Mid-term cancellation after violation discovery triggers a 30-day notice period under Virginia law. Your carrier cannot cancel immediately—you receive written notice and have 30 days to secure replacement coverage. Use this window to shop non-standard markets and file SR-22 before your cancellation effective date. A coverage gap of even one day resets your three-year SR-22 clock and adds a lapse surcharge of 25-40% on top of your violation penalty.
What minimum coverage Virginia requires for SR-22 compliance
Virginia's SR-22 requirement mandates liability-only coverage at statutory minimums: $25,000 bodily injury per person, $50,000 bodily injury per accident, and $20,000 property damage (25/50/20). You cannot use a non-owner SR-22 policy if you own a registered vehicle in Virginia—the SR-22 must attach to a standard auto policy covering a vehicle you own or regularly drive.
Most non-standard carriers require you to purchase 50/100/25 or 100/300/50 liability limits as a binding condition for SR-22 policies, regardless of state minimums. This is an underwriting requirement, not a legal one—carriers view higher limits as risk mitigation for drivers with major violations. Expect liability-only premiums of $180-$290/month for 50/100/25 coverage with SR-22 endorsement in Virginia's non-standard market.
Collision and comprehensive coverage are optional, but if you finance or lease your vehicle, your lender requires physical damage coverage regardless of your violation status. Non-standard carriers price collision coverage 80-120% higher than standard markets for the same deductible, and many require $1,000 minimum deductibles for drivers with reckless convictions.
How long violation surcharges stay on your policy after SR-22 filing ends
Virginia's three-year SR-22 requirement does not align with how long carriers surcharge your premium. The SR-22 filing fee ($15-$50/month) drops off after 36 months when your DMV obligation ends, but the violation surcharge continues for 36-60 months from the conviction date depending on your carrier's underwriting rules.
Standard-market carriers that re-accept drivers post-violation typically require a 36-month clean driving period after SR-22 completion before offering standard rates. This means you pay non-standard rates for three years during SR-22 compliance, then transition to mid-tier pricing for 12-24 additional months before qualifying for standard underwriting again. Total elevated pricing period: 60-84 months from conviction.

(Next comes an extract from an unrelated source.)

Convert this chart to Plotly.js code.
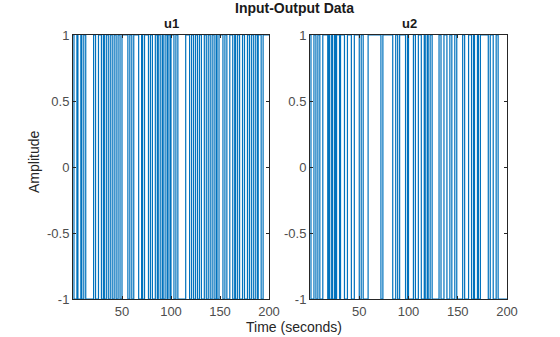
<!DOCTYPE html>
<html>
<head>
<meta charset="utf-8">
<script src="https://cdn.plot.ly/plotly-3.0.1.min.js"></script>
<style>html,body{margin:0;padding:0;background:#fff;}#chart{width:560px;height:337px;}</style>
</head>
<body>
<div id="chart"></div>
<script>
// Switch times (seconds), with start 0 and end 200
var u1Time = [0,
  1,4,5,8,9,11,13,21,23,26,
  29,31,32,34,36,38,40,42,44,46,
  48,50,56,58,60,62,67,70,71,73,
  77,79,81,84,86,87,89,91,92,94,
  96,97,99,100,103,105,107,115,119,121,
  123,125,127,129,131,134,136,138,140,142,
  144,146,147,149,153,155,157,160,163,165,
  166,168,170,173,175,178,180,182,184,186,
  188,189,192,194,
  200];
var u1Level = [
  1,-1,1,-1,1,-1,1,-1,1,-1,
  1,-1,1,-1,1,-1,1,-1,1,-1,
  1,-1,1,-1,1,-1,1,-1,1,-1,
  1,-1,1,-1,1,-1,1,-1,1,-1,
  1,-1,1,-1,1,-1,1,-1,1,-1,
  1,-1,1,-1,1,-1,1,-1,1,-1,
  1,-1,1,-1,1,-1,1,-1,1,-1,
  1,-1,1,-1,1,-1,1,-1,1,-1,
  1,-1,1,-1,1,
  1];

var u2Time = [0,
  1,4,6,8,10,13,18,19,20,22,
  23,25,26,27,30,31,35,38,42,45,
  50,52,54,59,72,74,84,87,89,91,
  97,99,100,105,107,110,113,116,117,119,
  120,122,124,131,133,136,139,142,144,147,
  149,155,157,161,164,166,167,170,171,173,
  181,183,186,189,191,
  200];
var u2Level = [
  1,-1,1,-1,1,-1,1,-1,1,-1,
  1,-1,1,-1,1,-1,1,-1,1,-1,
  1,-1,1,-1,1,-1,1,-1,1,-1,
  1,-1,1,-1,1,-1,1,-1,1,-1,
  1,-1,1,-1,1,-1,1,-1,1,-1,
  1,-1,1,-1,1,-1,1,-1,1,-1,
  1,-1,1,-1,1,-1,
  -1];

var xTicks = [50, 100, 150, 200];
var yTicks = [-1, -0.5, 0, 0.5, 1];
var yTickText = ['-1', '-0.5', '0', '0.5', '1'];
var panelTitles = ['u1', 'u2'];

var W = 560, H = 337;
var FONT = 'Liberation Sans, Arial, Helvetica, sans-serif';
var BLUE = '#0072BD';
var AX = '#262626';

var traces = [
  {x: u1Time, y: u1Level, type: 'scatter', mode: 'lines', line: {shape: 'hv', color: BLUE, width: 1.2}, xaxis: 'x', yaxis: 'y', hoverinfo: 'skip'},
  {x: u2Time, y: u2Level, type: 'scatter', mode: 'lines', line: {shape: 'hv', color: BLUE, width: 1.2}, xaxis: 'x2', yaxis: 'y2', hoverinfo: 'skip'}
];

function xa(dom) {
  return {domain: dom, range: [0, 200], tickvals: xTicks, ticktext: xTicks.map(String),
    ticks: 'inside', ticklen: 3, tickcolor: AX, showline: true, linecolor: AX, linewidth: 1,
    mirror: 'ticks', showgrid: false, zeroline: false,
    tickfont: {family: FONT, size: 13, color: '#4d4d4d'}};
}
function ya(dom, anchor) {
  return {domain: dom, range: [-1, 1], tickvals: yTicks, ticktext: yTickText, anchor: anchor,
    ticks: 'inside', ticklen: 3, tickcolor: AX, showline: true, linecolor: AX, linewidth: 1,
    mirror: 'ticks', showgrid: false, zeroline: false,
    tickfont: {family: FONT, size: 13, color: '#4d4d4d'}};
}
var yDom = [1 - 299 / H, 1 - 35 / H];

var layout = {
  width: W, height: H,
  margin: {l: 0, r: 0, t: 0, b: 0},
  paper_bgcolor: '#fff', plot_bgcolor: '#fff',
  showlegend: false,
  xaxis: Object.assign(xa([73 / W, 269 / W]), {anchor: 'y'}),
  yaxis: ya(yDom, 'x'),
  xaxis2: Object.assign(xa([310 / W, 507 / W]), {anchor: 'y2'}),
  yaxis2: ya(yDom, 'x2'),
  annotations: [
    {text: '<b>Input-Output Data</b>', xref: 'paper', yref: 'paper', x: 294 / W, y: 1 - 8 / H,
     xanchor: 'center', yanchor: 'middle', showarrow: false, font: {family: FONT, size: 14, color: '#1a1a1a'}},
    {text: '<b>' + panelTitles[0] + '</b>', xref: 'paper', yref: 'paper', x: 171 / W, y: 1 - 23 / H,
     xanchor: 'center', yanchor: 'middle', showarrow: false, font: {family: FONT, size: 13, color: '#1a1a1a'}},
    {text: '<b>' + panelTitles[1] + '</b>', xref: 'paper', yref: 'paper', x: 409 / W, y: 1 - 23 / H,
     xanchor: 'center', yanchor: 'middle', showarrow: false, font: {family: FONT, size: 13, color: '#1a1a1a'}},
    {text: 'Amplitude', xref: 'paper', yref: 'paper', x: 34 / W, y: 1 - 162 / H, textangle: -90,
     xanchor: 'center', yanchor: 'middle', showarrow: false, font: {family: FONT, size: 14, color: '#262626'}},
    {text: 'Time (seconds)', xref: 'paper', yref: 'paper', x: 294 / W, y: 1 - 327 / H,
     xanchor: 'center', yanchor: 'middle', showarrow: false, font: {family: FONT, size: 14, color: '#262626'}}
  ]
};

Plotly.newPlot('chart', traces, layout, {staticPlot: true, displayModeBar: false});
</script>
</body>
</html>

Some drivers see partial surcharge relief at the 36-month mark when points begin aging off Virginia's DMV record, even though the conviction remains visible to insurers for 11 years. Shop your policy aggressively every 6-12 months after SR-22 completion—carrier appetite for post-violation drivers varies significantly, and rate differences of $40-$70/month for identical coverage are common when moving from non-standard to mid-tier markets.